Sunday, January 25, 2009

History, perceptions and personal experience


Today is the 25th anniversary of the MacIntosh computer from way back in 1984. This video of Steve Jobs proudly showing it off is very revealing about the state of computing in those early days. What the Mac did then was not much compared to today, but the real comparison was against what other computers did at the time, which was even less with much more pain attached. We need to remind ourselves of that historical perspective. Don't compare history against today, but against the values and capabilities of the time. That's why they're all clapping so much.

My first computer was a Zeinth running some form of DOS. I bought it through the school and I had spent a lot of time asking people for recommendations. It was horrible. I had to have the manual on my lap all the time and I was always disappointed with the printing of my work. Using it was like trying to give yourself a migraine headache. Finally I just gave it back to the school and walked away. I didn't care how much money I'd spent on it I just wanted it to stop.

Then I got a Mac.

Wow, I did more work in that first week than I had the whole time I was using the Zenith and it was fun instead of painful. The world then divided into two groups – people who were using PCs and people who were using Macs. You felt sorry for the PC people who seemed to be self delusional about even noticing the differences. Over the years when Windows came out the PC people all said, see it's just like a Mac, but it wasn't, it wasn't at all, but they couldn't see it. Then when I asked for help with my computer I always got a twenty minute lecture why Macs were inferior to PCs. Finally it was too much and I started learning and doing repair work myself. It was easy and still fun. I no longer needed the IT people to yell at me. I was independent.
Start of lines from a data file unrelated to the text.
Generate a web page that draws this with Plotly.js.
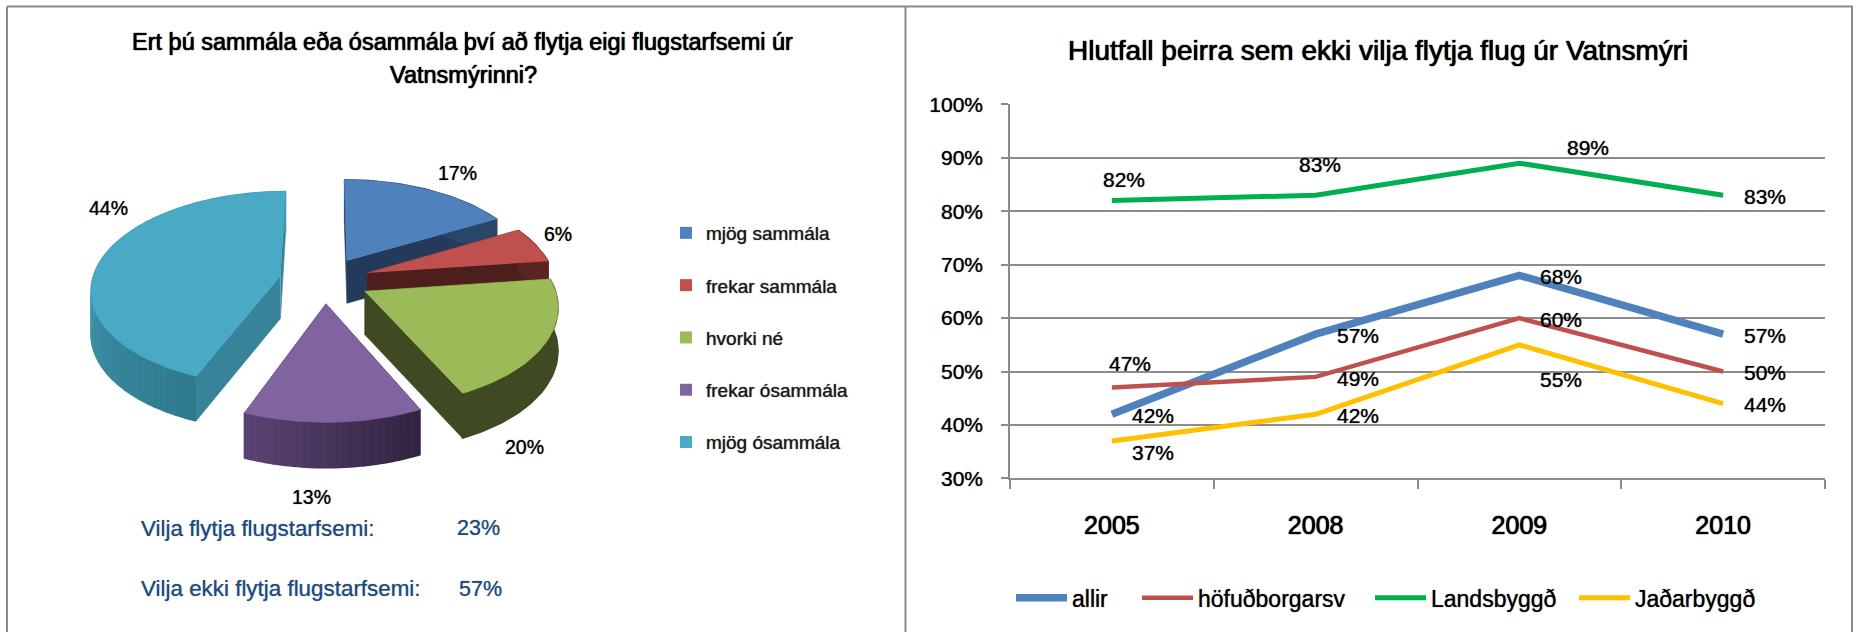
<!DOCTYPE html>
<html><head><meta charset="utf-8">
<script src="https://cdn.plot.ly/plotly-3.0.1.min.js"></script>
<style>html,body{margin:0;padding:0;background:#fff}#c{width:1853px;height:632px}</style>
</head><body><div id="c"></div>
<script>
// ---- data: left chart
const sliceNames = ['mjög sammála','frekar sammála','hvorki né','frekar ósammála','mjög ósammála'];
const sliceValues = [17,6,20,13,44];
const summaryLabels = ['Vilja flytja flugstarfsemi:','Vilja ekki flytja flugstarfsemi:'];
const summaryValues = [23,57];
// ---- data: right chart
const years = ['2005','2008','2009','2010'];
const allir = [42,57,68,57];
const hofudborgarsv = [47,49,60,50];
const landsbyggd = [82,83,89,83];
const jadarbyggd = [37,42,55,44];
const lineNames = ['allir','höfuðborgarsv','Landsbyggð','Jaðarbyggð'];
const pieTitle = ['Ert þú sammála eða ósammála því að flytja eigi flugstarfsemi úr','Vatnsmýrinni?'];
const lineTitle = 'Hlutfall þeirra sem ekki vilja flytja flug úr Vatnsmýri';

// ---- styles
const W = 1853, H = 632;
const FONT = '"Liberation Sans", Arial, sans-serif';
const SOFT = '0 0 1px rgba(0,0,0,0.8)';
const STRONG = '0 0 1px #000, 0 0 1px #000';
const topColors = ['#4F81BD','#C0504D','#9BBB59','#8064A2','#4AA9C4'];
const cutColors = ['#233A5C','#4E1E1C','#3F4A22','#3C2C52','#37849A'];
const wallStart = ['#2A4669','#5A2422','#3F4A22','#31233F','#30798D'];
const wallEnd   = ['#2A4669','#5A2422','#3F4A22','#5B4474','#3F99B1'];
const wallSteps = [2,2,2,24,48];
const wallSpan  = [1,1,1,1,0.5];
const drawOrder = [0,1,4,2,3];
const lineColors = ['#4F81BD','#C0504D','#00B050','#FFC000'];
const lineWidths = [7.5,4.5,5,5];

// pseudo-3D projection of the exploded pie (pixel-scaled hidden axes)
const cx = 324.5, cy = 280, rx = 188, ry = 96.2, persp = 0.131, depth = 43, explode = 0.24;
function project(X, Y, z){ const w = 1 - persp*Y; return [cx + rx*X/w, cy + ry*Y/w + z*depth*Math.pow(w,-0.3)]; }
function hex2rgb(h){ return [1,3,5].map(i=>parseInt(h.substr(i,2),16)); }
function mix(a,b,t){ const A=hex2rgb(a),B=hex2rgb(b); t=Math.min(1,t); return 'rgb('+A.map((v,i)=>Math.round(v+(B[i]-v)*t)).join(',')+')'; }

const traces = [];
function poly(pts,color,lw){
  traces.push({type:'scatter',mode:'lines',x:pts.map(p=>p[0]),y:pts.map(p=>p[1]),fill:'toself',fillcolor:color,
    line:{color:color,width:lw||0.6},hoverinfo:'skip',showlegend:false,xaxis:'x',yaxis:'y'});
}
const total = sliceValues.reduce((a,b)=>a+b,0);
const starts = []; sliceValues.reduce((acc,v,i)=>{starts[i]=acc;return acc+v;},0);
const toRad = v => v/total*2*Math.PI;
drawOrder.forEach(i=>{
  const a0 = toRad(starts[i]), a1 = toRad(starts[i]+sliceValues[i]), mid=(a0+a1)/2;
  const ox = explode*Math.sin(mid), oy = -explode*Math.cos(mid);
  const pt = (t,r,z)=>project(ox+r*Math.sin(t), oy-r*Math.cos(t), z);
  const arc = (from,to,z)=>{const n=Math.max(4,Math.ceil(Math.abs(to-from)/0.03)),o=[];for(let j=0;j<=n;j++)o.push(pt(from+(to-from)*j/n,1,z));return o;};
  // cut faces
  [a0,a1].forEach(t=>poly([pt(t,0,0),pt(t,1,0),pt(t,1,1),pt(t,0,1)],cutColors[i]));
  // curved outer wall, shaded in strips
  const steps = wallSteps[i];
  for(let s=0;s<steps;s++){
    const f=a0+(a1-a0)*s/steps, g=a0+(a1-a0)*(s+1)/steps;
    poly(arc(f,g,0).concat(arc(g,f,1)), mix(wallStart[i],wallEnd[i],(s+0.5)/steps/wallSpan[i]),1.5);
  }
  // top
  poly([pt(a0,0,0)].concat(arc(a0,a1,0)),topColors[i]);
});
// legend entries of the pie
sliceNames.forEach((n,i)=>traces.push({type:'scatter',mode:'markers',x:[null],y:[null],name:n,legendgroup:'g'+i,legend:'legend',
  marker:{symbol:'square',size:12,color:topColors[i]},xaxis:'x',yaxis:'y'}));

// line chart
const lineSeries=[allir,hofudborgarsv,landsbyggd,jadarbyggd];
lineSeries.forEach((vals,i)=>traces.push({type:'scatter',mode:'lines',x:years,y:vals,name:lineNames[i],
  line:{color:lineColors[i],width:lineWidths[i]},xaxis:'x2',yaxis:'y2',legend:'legend'+(i+2),hoverinfo:'skip'}));

// ---- annotations
const annotations=[];
function txt(x,y,text,size,color,xr,yr,dx,dy,anchor,shadow){annotations.push({xref:xr||'paper',yref:yr||'paper',x:x,y:y,text:text,showarrow:false,
  xanchor:anchor||'center',yanchor:'middle',xshift:dx||0,yshift:dy||0,font:{family:FONT,size:size,color:color||'#000',shadow:shadow||(color?'0 0 1px rgba(31,73,125,0.7)':SOFT)}});}
const px=x=>x/W, py=y=>1-y/H;
txt(px(462.5),py(41.5),pieTitle[0],23.5,null,null,null,0,0,null,STRONG);
txt(px(463.5),py(74.6),pieTitle[1],23.5,null,null,null,0,0,null,STRONG);
txt(px(1378),py(50.4),lineTitle,28,null,null,null,0,0,null,STRONG);
const pieLabelPos=[[457.7,173.3],[557.5,233.8],[524,446.6],[311,497],[108.6,207.6]];
sliceValues.forEach((v,i)=>txt(pieLabelPos[i][0],pieLabelPos[i][1],v+'%',19.5,null,'x','y'));
const navy='#1F497D';
txt(px(139),py(528),summaryLabels[0],22.4,navy,null,null,0,0,'left');
txt(px(478.5),py(528),summaryValues[0]+'%',21.5,navy);
txt(px(139),py(588.5),summaryLabels[1],22.4,navy,null,null,0,0,'left');
txt(px(480.5),py(588.5),summaryValues[1]+'%',21.5,navy);
// data labels, hand placed offsets as in the source chart
const labelDX=[[41.4,42.4,41.4,42.3],[17.7,42.4,41.4,42.3],[12.2,4.6,68.8,42.3],[41.4,42.4,41.4,42.3]];
const labelDY=[[-0.9,-1.7,-1.1,-1.7],[23.6,-2,-1.5,-1.3],[21.2,31.2,15.7,-1.5],[-11.2,-0.9,-34.9,-0.7]];
lineSeries.forEach((vals,s)=>vals.forEach((v,i)=>txt(i,v,v+'%',21,null,'x2','y2',labelDX[s][i],labelDY[s][i])));

// ---- frame
const grey='#8C8C8C';
const frameLine=(x0,y0,x1,y1)=>({type:'line',xref:'paper',yref:'paper',x0:px(x0),y0:py(y0),x1:px(x1),y1:py(y1),line:{color:grey,width:2}});
const shapes=[frameLine(7,6.5,1853,6.5),frameLine(7,6.5,7,632),frameLine(905.5,6.5,905.5,632),frameLine(1852,6.5,1852,632)];

// ---- legends for the line series
const legendX=[1011,1137,1370,1574];
const layout={
  width:W,height:H,margin:{l:0,r:0,t:0,b:0},paper_bgcolor:'#fff',plot_bgcolor:'rgba(0,0,0,0)',
  font:{family:FONT,color:'#000'},showlegend:true,annotations:annotations,shapes:shapes,
  xaxis:{domain:[0,905/W],range:[0,905],visible:false,fixedrange:true},
  yaxis:{domain:[0,1],range:[632,0],visible:false,fixedrange:true},
  xaxis2:{domain:[1010/W,1825/W],anchor:'y2',type:'category',categoryorder:'array',categoryarray:years,range:[-0.5,3.5],
    tickson:'boundaries',ticks:'outside',ticklen:9,tickcolor:grey,tickwidth:1.5,showline:true,linecolor:grey,linewidth:1.5,showgrid:false,
    tickfont:{family:FONT,size:25,color:'#000',shadow:STRONG},ticklabelstandoff:24,fixedrange:true},
  yaxis2:{domain:[1-478.4/H,1-104.4/H],anchor:'x2',range:[30,100],dtick:10,tick0:30,ticksuffix:'%',ticks:'outside',ticklen:7,tickcolor:grey,tickwidth:1.5,
    showline:true,linecolor:grey,linewidth:1.5,showgrid:true,gridcolor:grey,gridwidth:1.5,zeroline:false,
    tickfont:{family:FONT,size:21,color:'#000',shadow:SOFT},ticklabelstandoff:14,fixedrange:true},
  legend:{x:px(666),y:py(337.5),xanchor:'left',yanchor:'middle',orientation:'v',tracegroupgap:24.6,
    font:{family:FONT,size:19,color:'#1a1a1a',shadow:SOFT},bgcolor:'rgba(0,0,0,0)'}
};
lineNames.forEach((n,i)=>{layout['legend'+(i+2)]={x:px(legendX[i]),y:py(597.7),xanchor:'left',yanchor:'middle',itemwidth:51,
  font:{family:FONT,size:23,color:'#000',shadow:SOFT},bgcolor:'rgba(0,0,0,0)'};});
Plotly.newPlot('c',traces,layout,{displayModeBar:false,responsive:false});
</script></body></html>
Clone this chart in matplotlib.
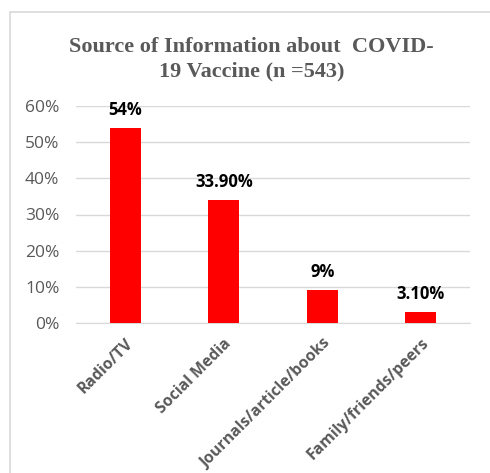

Over the intervening years we've all come to get along better, but there's still that perception gap, an inability to fully see that the user experience is primary, that it isn't at all about the hardware or the sever but the experience, that sophisticated software is actually easy to learn and fun to use, that a computer helps you more by doing less, that it's the work you make that's important not the machine, and finally that the best advise comes from your own understanding not from someone else's perceptions. My only wish is for you to have as much fun working as I do, but remember, it's all about the work and how you get there is up to you.